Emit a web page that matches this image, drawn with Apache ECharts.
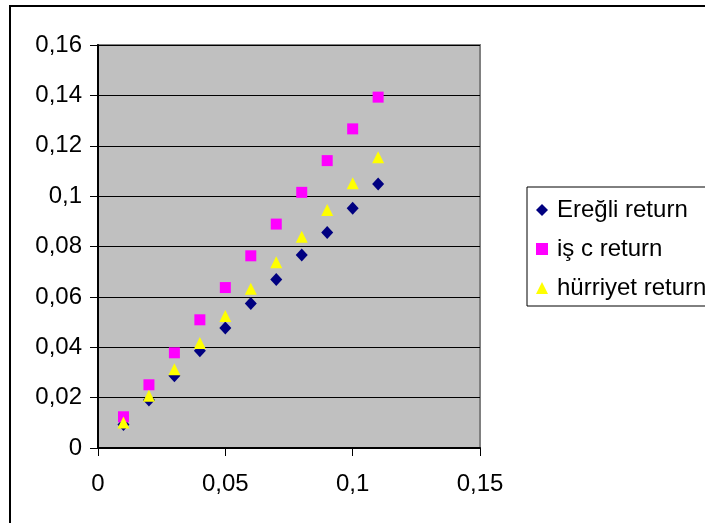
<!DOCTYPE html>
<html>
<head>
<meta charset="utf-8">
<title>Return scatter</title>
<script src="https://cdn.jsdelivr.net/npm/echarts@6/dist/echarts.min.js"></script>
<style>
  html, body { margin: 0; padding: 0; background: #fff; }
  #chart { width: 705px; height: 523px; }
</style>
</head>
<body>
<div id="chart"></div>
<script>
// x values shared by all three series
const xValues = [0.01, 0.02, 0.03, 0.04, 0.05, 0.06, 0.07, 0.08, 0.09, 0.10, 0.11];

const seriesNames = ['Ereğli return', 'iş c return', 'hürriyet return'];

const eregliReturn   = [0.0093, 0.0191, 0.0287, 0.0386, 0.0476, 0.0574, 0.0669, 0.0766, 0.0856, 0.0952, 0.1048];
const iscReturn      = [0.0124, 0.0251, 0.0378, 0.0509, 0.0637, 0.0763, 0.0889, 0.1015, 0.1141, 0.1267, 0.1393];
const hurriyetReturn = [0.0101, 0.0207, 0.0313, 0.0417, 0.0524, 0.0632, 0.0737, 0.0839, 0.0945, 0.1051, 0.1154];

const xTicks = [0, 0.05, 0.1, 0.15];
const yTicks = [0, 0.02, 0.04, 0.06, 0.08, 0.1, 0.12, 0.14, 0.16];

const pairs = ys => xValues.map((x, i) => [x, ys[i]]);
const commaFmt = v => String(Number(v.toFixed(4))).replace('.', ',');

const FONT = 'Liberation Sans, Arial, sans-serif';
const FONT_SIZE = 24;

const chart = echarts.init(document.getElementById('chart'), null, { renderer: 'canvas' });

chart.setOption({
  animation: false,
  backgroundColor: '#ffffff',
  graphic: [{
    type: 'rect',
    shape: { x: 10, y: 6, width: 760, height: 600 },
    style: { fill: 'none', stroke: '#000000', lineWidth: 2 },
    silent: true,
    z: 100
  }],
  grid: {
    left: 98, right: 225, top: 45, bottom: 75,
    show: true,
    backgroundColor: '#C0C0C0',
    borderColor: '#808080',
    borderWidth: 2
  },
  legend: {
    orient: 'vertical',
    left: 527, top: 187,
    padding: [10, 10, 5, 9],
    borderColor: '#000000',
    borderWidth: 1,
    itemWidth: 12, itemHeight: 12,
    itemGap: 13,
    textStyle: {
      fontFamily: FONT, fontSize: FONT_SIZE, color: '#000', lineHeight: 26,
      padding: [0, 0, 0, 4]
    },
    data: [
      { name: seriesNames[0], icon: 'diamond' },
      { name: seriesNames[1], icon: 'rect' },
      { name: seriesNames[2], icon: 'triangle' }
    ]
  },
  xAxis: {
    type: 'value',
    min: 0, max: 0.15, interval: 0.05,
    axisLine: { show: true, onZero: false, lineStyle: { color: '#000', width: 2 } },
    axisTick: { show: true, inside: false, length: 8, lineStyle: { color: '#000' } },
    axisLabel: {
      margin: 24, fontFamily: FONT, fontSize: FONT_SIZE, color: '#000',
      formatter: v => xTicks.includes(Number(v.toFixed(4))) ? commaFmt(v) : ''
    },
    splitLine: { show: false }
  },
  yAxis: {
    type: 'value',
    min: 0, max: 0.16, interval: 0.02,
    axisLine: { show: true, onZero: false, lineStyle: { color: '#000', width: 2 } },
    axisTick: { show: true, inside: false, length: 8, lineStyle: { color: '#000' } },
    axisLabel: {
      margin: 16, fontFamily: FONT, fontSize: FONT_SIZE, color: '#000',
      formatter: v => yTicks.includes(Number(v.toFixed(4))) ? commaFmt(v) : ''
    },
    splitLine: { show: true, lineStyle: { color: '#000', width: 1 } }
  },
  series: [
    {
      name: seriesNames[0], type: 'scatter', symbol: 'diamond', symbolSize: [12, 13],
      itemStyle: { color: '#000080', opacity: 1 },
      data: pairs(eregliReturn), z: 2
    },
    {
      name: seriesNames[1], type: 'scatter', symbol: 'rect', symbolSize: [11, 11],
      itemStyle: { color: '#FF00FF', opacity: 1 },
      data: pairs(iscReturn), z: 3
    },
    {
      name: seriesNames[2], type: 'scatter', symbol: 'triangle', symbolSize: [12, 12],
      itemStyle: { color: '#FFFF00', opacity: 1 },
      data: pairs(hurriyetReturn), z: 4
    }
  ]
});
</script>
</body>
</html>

========================

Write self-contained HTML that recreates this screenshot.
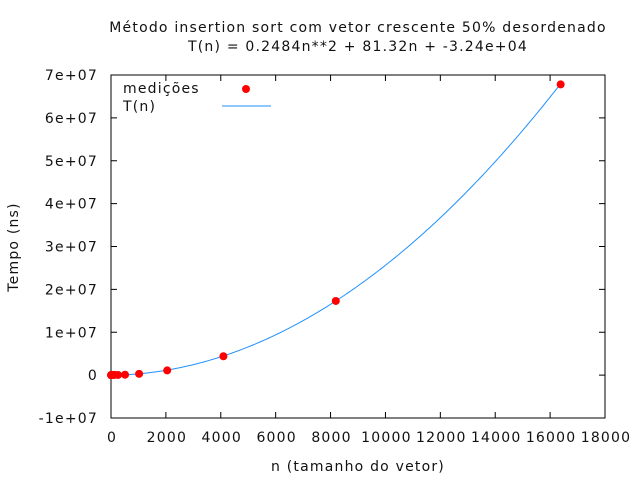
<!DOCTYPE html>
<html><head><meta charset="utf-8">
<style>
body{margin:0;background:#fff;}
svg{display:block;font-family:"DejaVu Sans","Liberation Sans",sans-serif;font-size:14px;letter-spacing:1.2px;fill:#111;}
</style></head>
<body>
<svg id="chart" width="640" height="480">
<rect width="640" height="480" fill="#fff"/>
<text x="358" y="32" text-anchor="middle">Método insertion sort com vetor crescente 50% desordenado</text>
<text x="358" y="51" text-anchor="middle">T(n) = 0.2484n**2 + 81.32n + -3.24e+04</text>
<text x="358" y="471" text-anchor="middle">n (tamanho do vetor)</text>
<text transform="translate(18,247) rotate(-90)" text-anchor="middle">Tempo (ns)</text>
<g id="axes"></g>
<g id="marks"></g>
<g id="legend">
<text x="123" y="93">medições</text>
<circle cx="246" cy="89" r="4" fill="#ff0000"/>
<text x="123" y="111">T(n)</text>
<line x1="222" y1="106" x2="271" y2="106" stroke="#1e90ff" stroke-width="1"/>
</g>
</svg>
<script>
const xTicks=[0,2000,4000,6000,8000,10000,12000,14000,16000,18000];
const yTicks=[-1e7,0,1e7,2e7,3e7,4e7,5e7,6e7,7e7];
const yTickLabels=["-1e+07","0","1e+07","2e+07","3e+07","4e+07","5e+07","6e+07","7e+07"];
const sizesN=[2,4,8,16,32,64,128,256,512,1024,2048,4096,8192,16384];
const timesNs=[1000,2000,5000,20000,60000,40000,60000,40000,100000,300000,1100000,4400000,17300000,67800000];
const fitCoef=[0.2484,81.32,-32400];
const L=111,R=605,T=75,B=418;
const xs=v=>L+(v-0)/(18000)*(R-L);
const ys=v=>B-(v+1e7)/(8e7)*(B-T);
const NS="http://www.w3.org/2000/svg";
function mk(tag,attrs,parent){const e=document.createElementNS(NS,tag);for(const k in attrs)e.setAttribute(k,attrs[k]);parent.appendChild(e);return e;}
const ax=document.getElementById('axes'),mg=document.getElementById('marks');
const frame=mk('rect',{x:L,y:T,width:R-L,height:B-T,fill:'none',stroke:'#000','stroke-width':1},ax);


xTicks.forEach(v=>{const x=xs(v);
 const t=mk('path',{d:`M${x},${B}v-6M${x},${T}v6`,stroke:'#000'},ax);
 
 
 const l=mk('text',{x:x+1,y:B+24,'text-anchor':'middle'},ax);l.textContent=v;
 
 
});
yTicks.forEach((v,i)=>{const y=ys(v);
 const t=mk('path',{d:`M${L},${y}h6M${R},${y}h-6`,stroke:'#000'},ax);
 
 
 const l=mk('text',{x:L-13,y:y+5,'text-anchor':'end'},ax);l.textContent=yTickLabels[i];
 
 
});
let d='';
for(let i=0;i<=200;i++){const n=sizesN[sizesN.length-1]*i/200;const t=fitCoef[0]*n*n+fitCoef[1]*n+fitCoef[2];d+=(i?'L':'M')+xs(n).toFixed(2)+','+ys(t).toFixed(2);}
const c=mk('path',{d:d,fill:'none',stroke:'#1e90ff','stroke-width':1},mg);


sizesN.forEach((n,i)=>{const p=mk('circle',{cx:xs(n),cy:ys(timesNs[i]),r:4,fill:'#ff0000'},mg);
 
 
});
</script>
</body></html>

========================

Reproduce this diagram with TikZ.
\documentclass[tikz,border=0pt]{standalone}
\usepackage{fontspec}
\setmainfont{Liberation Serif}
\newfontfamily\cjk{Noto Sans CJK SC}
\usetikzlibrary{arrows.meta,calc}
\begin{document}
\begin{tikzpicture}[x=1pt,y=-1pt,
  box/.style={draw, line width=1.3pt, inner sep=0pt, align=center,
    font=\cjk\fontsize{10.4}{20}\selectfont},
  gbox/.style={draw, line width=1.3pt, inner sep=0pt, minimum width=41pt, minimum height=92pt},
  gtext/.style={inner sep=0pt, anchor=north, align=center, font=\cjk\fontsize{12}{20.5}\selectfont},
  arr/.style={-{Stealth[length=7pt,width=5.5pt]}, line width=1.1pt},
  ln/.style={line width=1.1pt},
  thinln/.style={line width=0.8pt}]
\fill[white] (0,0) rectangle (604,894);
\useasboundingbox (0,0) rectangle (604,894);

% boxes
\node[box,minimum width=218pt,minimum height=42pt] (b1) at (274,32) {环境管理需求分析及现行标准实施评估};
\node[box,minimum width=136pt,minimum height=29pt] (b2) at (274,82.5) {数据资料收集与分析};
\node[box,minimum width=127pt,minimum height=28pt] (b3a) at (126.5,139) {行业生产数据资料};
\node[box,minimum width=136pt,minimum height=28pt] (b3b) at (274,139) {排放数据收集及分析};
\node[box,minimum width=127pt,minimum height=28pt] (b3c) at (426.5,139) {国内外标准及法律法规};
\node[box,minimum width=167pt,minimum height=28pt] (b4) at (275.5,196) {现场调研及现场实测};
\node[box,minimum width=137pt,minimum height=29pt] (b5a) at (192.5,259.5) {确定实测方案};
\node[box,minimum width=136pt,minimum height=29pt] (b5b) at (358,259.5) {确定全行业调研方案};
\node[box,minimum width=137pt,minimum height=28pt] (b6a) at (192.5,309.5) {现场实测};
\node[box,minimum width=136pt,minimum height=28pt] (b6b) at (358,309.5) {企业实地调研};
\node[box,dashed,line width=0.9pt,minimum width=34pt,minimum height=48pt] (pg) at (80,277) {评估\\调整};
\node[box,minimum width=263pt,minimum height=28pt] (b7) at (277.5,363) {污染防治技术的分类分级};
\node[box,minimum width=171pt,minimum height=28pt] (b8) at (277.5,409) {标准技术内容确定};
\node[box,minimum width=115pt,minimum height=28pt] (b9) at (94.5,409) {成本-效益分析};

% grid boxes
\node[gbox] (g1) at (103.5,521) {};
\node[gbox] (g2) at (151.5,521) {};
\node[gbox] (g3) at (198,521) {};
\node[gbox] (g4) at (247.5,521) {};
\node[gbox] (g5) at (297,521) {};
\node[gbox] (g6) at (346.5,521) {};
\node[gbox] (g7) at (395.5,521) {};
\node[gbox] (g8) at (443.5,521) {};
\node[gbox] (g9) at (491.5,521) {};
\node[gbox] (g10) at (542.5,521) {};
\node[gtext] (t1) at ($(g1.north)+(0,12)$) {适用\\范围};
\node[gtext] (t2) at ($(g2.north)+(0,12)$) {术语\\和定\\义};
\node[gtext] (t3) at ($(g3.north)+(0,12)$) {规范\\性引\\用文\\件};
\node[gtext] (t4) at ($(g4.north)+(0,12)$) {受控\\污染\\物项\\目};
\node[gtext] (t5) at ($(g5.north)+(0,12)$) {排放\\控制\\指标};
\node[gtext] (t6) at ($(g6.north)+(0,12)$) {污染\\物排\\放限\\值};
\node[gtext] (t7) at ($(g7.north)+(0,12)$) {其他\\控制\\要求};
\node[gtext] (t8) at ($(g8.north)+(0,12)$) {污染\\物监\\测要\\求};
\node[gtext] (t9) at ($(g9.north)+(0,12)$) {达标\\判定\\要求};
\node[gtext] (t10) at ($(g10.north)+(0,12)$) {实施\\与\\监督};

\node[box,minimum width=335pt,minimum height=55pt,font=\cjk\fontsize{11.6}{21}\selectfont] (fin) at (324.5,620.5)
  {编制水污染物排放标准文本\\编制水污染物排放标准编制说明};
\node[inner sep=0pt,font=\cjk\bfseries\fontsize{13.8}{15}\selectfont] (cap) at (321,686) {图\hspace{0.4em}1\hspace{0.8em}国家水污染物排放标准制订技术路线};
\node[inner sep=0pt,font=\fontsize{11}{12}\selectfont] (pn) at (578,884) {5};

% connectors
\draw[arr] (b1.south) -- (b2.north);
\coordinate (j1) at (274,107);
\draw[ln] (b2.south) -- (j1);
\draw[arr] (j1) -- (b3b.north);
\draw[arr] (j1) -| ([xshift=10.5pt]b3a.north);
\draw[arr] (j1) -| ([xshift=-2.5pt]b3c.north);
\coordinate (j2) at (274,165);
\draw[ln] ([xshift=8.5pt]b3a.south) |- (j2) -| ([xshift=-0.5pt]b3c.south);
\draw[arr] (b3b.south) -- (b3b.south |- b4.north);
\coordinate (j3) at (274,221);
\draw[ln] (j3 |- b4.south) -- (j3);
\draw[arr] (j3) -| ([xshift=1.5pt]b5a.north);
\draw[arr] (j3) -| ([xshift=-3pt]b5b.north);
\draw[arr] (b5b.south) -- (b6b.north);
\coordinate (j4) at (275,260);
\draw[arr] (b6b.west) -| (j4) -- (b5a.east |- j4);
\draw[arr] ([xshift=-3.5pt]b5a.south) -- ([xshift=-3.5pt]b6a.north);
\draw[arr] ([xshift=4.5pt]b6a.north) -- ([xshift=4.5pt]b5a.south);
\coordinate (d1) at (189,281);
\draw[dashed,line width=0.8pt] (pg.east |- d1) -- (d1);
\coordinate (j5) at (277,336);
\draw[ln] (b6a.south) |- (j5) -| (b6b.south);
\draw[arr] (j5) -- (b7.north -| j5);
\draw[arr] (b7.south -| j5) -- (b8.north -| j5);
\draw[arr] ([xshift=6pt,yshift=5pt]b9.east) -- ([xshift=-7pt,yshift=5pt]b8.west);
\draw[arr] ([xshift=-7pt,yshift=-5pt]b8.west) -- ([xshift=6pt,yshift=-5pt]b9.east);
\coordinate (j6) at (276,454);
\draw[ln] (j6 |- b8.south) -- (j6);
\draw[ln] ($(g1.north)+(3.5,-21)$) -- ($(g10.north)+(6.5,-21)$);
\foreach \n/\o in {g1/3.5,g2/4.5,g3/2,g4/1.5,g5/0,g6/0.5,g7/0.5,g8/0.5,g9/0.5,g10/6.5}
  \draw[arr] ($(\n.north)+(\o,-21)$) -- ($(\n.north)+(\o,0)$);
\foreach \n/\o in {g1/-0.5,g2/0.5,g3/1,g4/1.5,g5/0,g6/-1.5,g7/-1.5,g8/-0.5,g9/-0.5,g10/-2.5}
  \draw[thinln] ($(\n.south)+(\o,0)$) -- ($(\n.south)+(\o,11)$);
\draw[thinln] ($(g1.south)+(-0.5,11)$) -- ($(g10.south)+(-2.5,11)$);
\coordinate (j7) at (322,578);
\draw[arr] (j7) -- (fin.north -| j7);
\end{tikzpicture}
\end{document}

========================

Show, from the listing above, each line that contains the word "this".

Emit a web page that matches this image, drawn with Apache ECharts.
Write self-contained HTML that recreates this screenshot.
Reproduce this diagram with TikZ.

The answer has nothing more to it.